Sunday, June 25, 2006


I love a good conspiracy. While I wouldn't categorize myself as a conspiracy theorist (and what mostly-clear thinking, self-respecting conspiracy theorist would?), I tend to be a tad skeptical of people and their motivations. Which, of course, is a process of thinking that lends itself to believing--or at least not immediately dismissing--conspiracies.

Think more people than Lee Oswald conspired to assassinate JFK? Maybe.

President Truman established Majestic 12 after the Roswell crash? Well...I dunno 'bout that.

Current President Bush and his administration lied to the American people in order to get us into Iraq to satisfy political and economic desires? Hell, yeah!

Syriana shines a very bright light on the intermingling of government and big business. The movie shows how, without many citizens being aware, the two are so intertwined that the policies of one affects the other. The results change global dynamics, cultural norms and the everyday lives of individuals.

The story of Syriana is difficult to follow. The pacing is slow and the acting seems minimalistic. In fact, nearly two-thirds of the way through I looked at my wife and asked: "Any of this making sense to you?" Not much was, which worried me. Mrs. Film Geek is a whole lot smarter than I am.
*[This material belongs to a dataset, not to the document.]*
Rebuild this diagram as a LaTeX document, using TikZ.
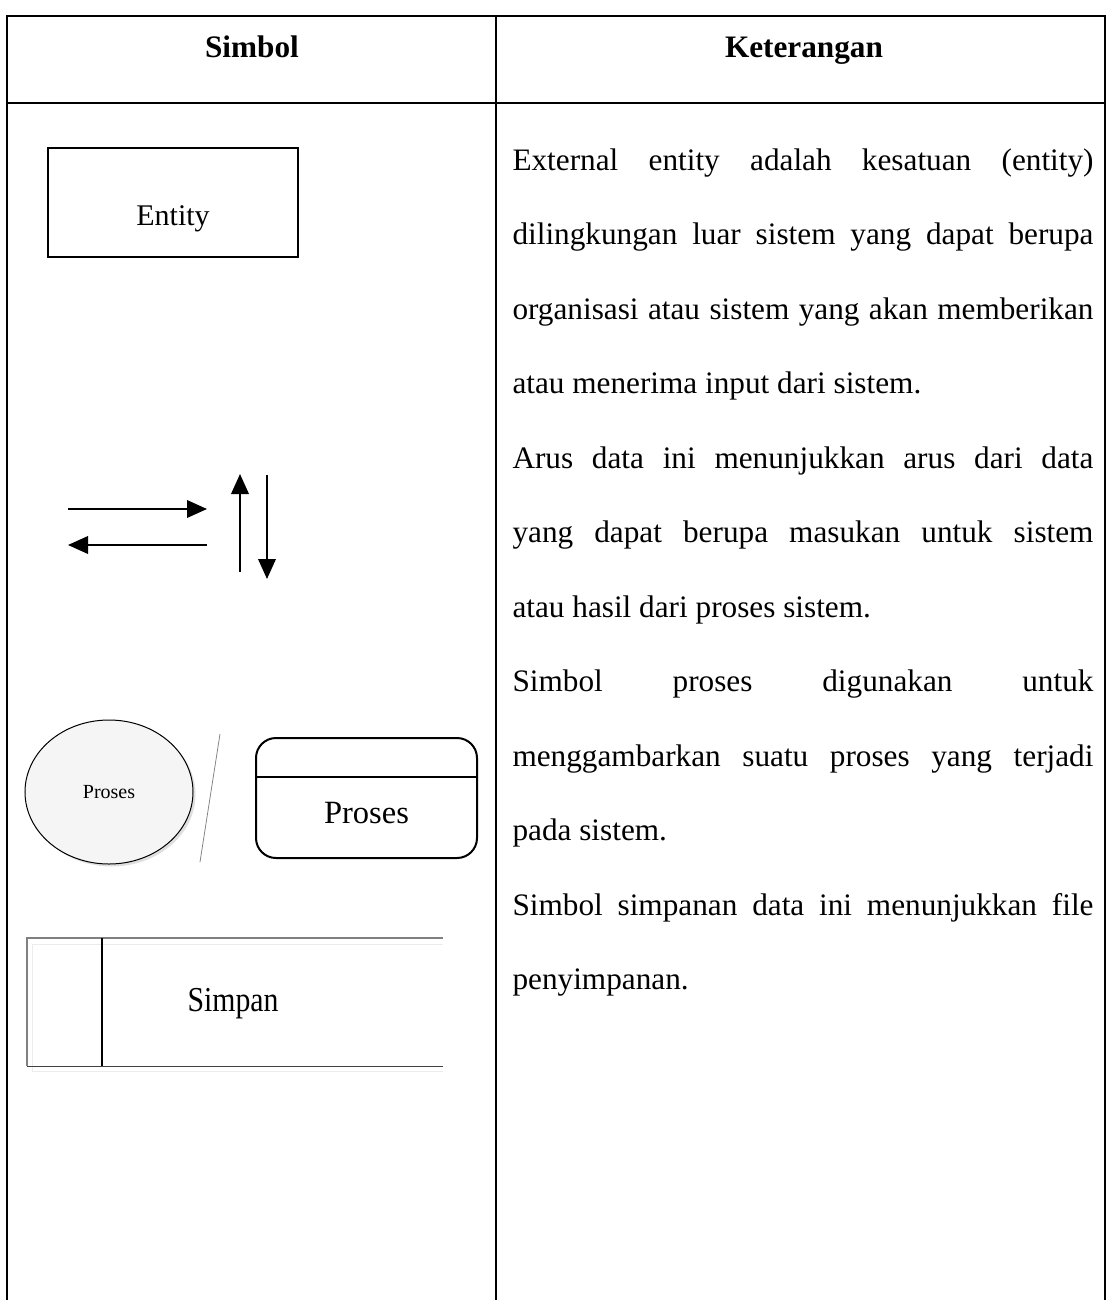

Not long after that comment, we began to figure out that the film seemed disjointed because it is staying true to how similar events are carried out in real life. Governments, businesses and even people who are connected do not always know they are. More often than not, we know nothing at all about the domino effects that influence our lives. Governments adopt polices, businesses merge, kings come and go; how those happenings are influenced--and how those happenings influence the daily lives of people across the globe--is the real theme of Syriana.

I think.


Off Route 75 said...


You must have Dean or Kucinic on speed dial.

The Film Geek said...

And their personal email addresses.

Ian C. said...

I really, really wanted to like Syriana, but like you, thought it was just too dense and incoherent.

You bring up a great point about the movie trying to emulate the grey areas and complications of real life. However, there is something to be said for taking some liberties in the name of storytelling and drama. And somewhere along the line, Stephen Gaghan apparently forgot that.

This would've been much better as a six-part HBO mini-series, where the characters and storylines could have some room to breathe.

The Film Geek said...

Ian, I agree about the mini-series idea. Through most of the film I felt almost as if I was less informed and educated about these issues than maybe I previously thought. It just felt too inside to me. But, it contained a valid message overall, I thought.

jedi jawa said...

I saw somebody talking about this movie recently, it may have been Ebert and Roeper, but I seem to recall that they said that the film is designed so that you don't really get everything that is happening on a first viewing...perhaps not on a second viewing either. While it didn't sound as confusing as "Primer" or "Memento" to follow (both great films), it does sound like a good flick that I want to check out.